Already, the global climate has warmed an average of 0.7 degrees C during the 20th century, she notes. So far, the ecological changes have been relatively benign.

What's worrisome is if heat-trapping greenhouse-gas emissions continue to accumulate under the IPCC's "business as usual" scenario, says John Williams, who studies plant dynamics at the University of Wisconsin at Madison. If that happens, up to 48 percent of Earth's land surface will lose existing climate zones, he and two colleagues recently calculated.

That loss is at the cold ends of the spectrum – largely toward the poles and at high altitudes in the tropics. At the same time, some 12 to 39 percent of the planet will see hotter – or what the team calls "novel" – climate zones.

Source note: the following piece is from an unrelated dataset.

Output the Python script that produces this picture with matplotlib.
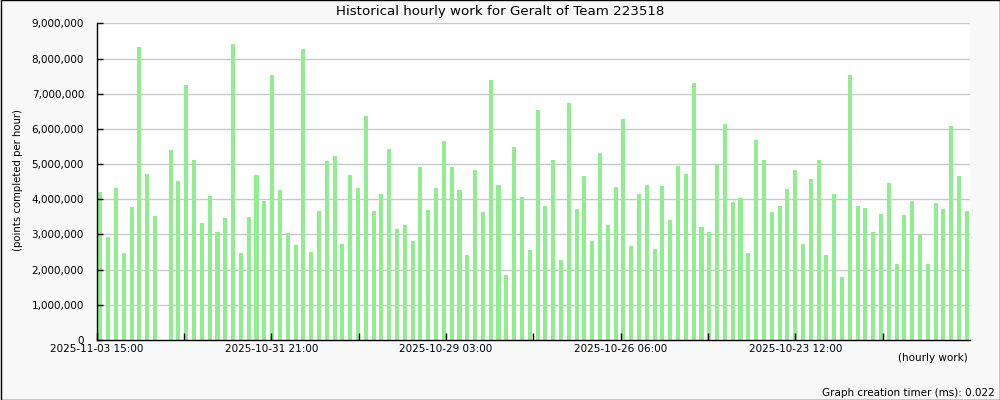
import matplotlib
matplotlib.use('Agg')
import matplotlib.pyplot as plt
from matplotlib.ticker import FuncFormatter, FixedLocator
from matplotlib.patches import Rectangle

# hourly points, newest first (millions)
points_m = [
    4.21, 2.93, 4.32, 2.47, 3.78, 8.33, 4.72, 3.52, 0.00, 5.40,
    4.52, 7.25, 5.12, 3.32, 4.09, 3.07, 3.47, 8.41, 2.47, 3.50,
    4.69, 3.95, 7.53, 4.26, 3.04, 2.70, 8.27, 2.50, 3.67, 5.09,
    5.23, 2.73, 4.69, 4.32, 6.37, 3.67, 4.15, 5.43, 3.15, 3.27,
    2.81, 4.92, 3.69, 4.32, 5.65, 4.92, 4.26, 2.42, 4.83, 3.64,
    7.39, 4.40, 1.85, 5.48, 4.06, 2.56, 6.54, 3.81, 5.12, 2.27,
    6.73, 3.72, 4.66, 2.81, 5.31, 3.27, 4.35, 6.28, 2.67, 4.15,
    4.40, 2.59, 4.38, 3.41, 4.94, 4.72, 7.30, 3.21, 3.07, 5.00,
    6.14, 3.92, 4.04, 2.47, 5.68, 5.12, 3.64, 3.81, 4.29, 4.83,
    2.73, 4.58, 5.12, 2.42, 4.15, 1.79, 7.53, 3.81, 3.75, 3.07,
    3.58, 4.46, 2.16, 3.55, 3.95, 2.98, 2.16, 3.89, 3.72, 6.08,
    4.66, 3.67,
]
points = [v * 1e6 for v in points_m]

tick_labels = ['2025-11-03 15:00', '2025-10-31 21:00', '2025-10-29 03:00',
               '2025-10-26 06:00', '2025-10-23 12:00']
y_ticks = [i * 1e6 for i in range(10)]
title = 'Historical hourly work for Geralt of Team 223518'

# posizioni dei tick in unità di barra
tick_step = 11.19
major = [-0.5 + 2 * k * tick_step for k in range(len(tick_labels))]
minor = [-0.5 + (2 * k + 1) * tick_step for k in range(len(tick_labels))]

plt.rcParams['font.family'] = 'DejaVu Sans'

fig = plt.figure(figsize=(10, 4), dpi=100, facecolor='#f8f8f8')
ax = fig.add_axes([0.0965, 0.15, 0.8735, 0.7917])
ax.set_facecolor('white')

# griglia sotto le barre, tick sopra
for yv in y_ticks[1:]:
    ax.axhline(yv, color='#c8c8c8', linewidth=1.0, zorder=0.5)

x = list(range(len(points)))
ax.bar(x, points, width=0.52, color='#90ee90', zorder=1)

ax.set_ylim(0, 9e6)
ax.set_xlim(-0.5, 111.4)
ax.set_yticks(y_ticks)
ax.yaxis.set_major_formatter(FuncFormatter(lambda v, p: f'{int(v):,}'))
ax.set_axisbelow(False)

ax.xaxis.set_major_locator(FixedLocator(major))
ax.xaxis.set_minor_locator(FixedLocator(minor))
ax.set_xticklabels(tick_labels)

for s in ['top', 'right']:
    ax.spines[s].set_visible(False)
for s in ['left', 'bottom']:
    ax.spines[s].set_color('black')
    ax.spines[s].set_linewidth(1.0)

ax.tick_params(axis='y', direction='in', length=4, width=1, pad=9, labelsize=7.5)
ax.tick_params(axis='x', which='both', direction='in', length=5, width=1,
               pad=3, labelsize=7.5)

fig.text(0.5, 0.972, title, ha='center', va='center', fontsize=9.6)
fig.text(0.018, 0.55, '(points completed per hour)', rotation=90,
         ha='center', va='center', fontsize=7.3)
fig.text(0.968, 0.105, '(hourly work)', ha='right', va='center', fontsize=7.5)
fig.text(0.995, 0.017, 'Graph creation timer (ms): 0.022', ha='right',
         va='center', fontsize=7.5)

# bordo nero attorno alla figura
fig.patches.append(Rectangle((0.0005, 0.001), 0.999, 0.9985, transform=fig.transFigure,
                             fill=False, edgecolor='black', linewidth=1.0))

fig.savefig('out.png', dpi=100, facecolor=fig.get_facecolor())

How novel? The prolonged drought the US Southwest has experienced is probably not temporary, says an international team of scientists. Instead, it's likely to be a manifestation of the northward expansion of a belt of subtropical, dry climate conditions. If the team's projections are correct, the Southwest's average climate conditions will be just as dry as the drought or the Dust Bowl. The team's results appear in Friday's issue of the journal Science's online service.

Not all effects will be harmful, many experts agree. High latitudes would experience a longer growing season. And increased carbon-dioxide concentrations in the atmosphere have stimulated plant growth worldwide – at least for now.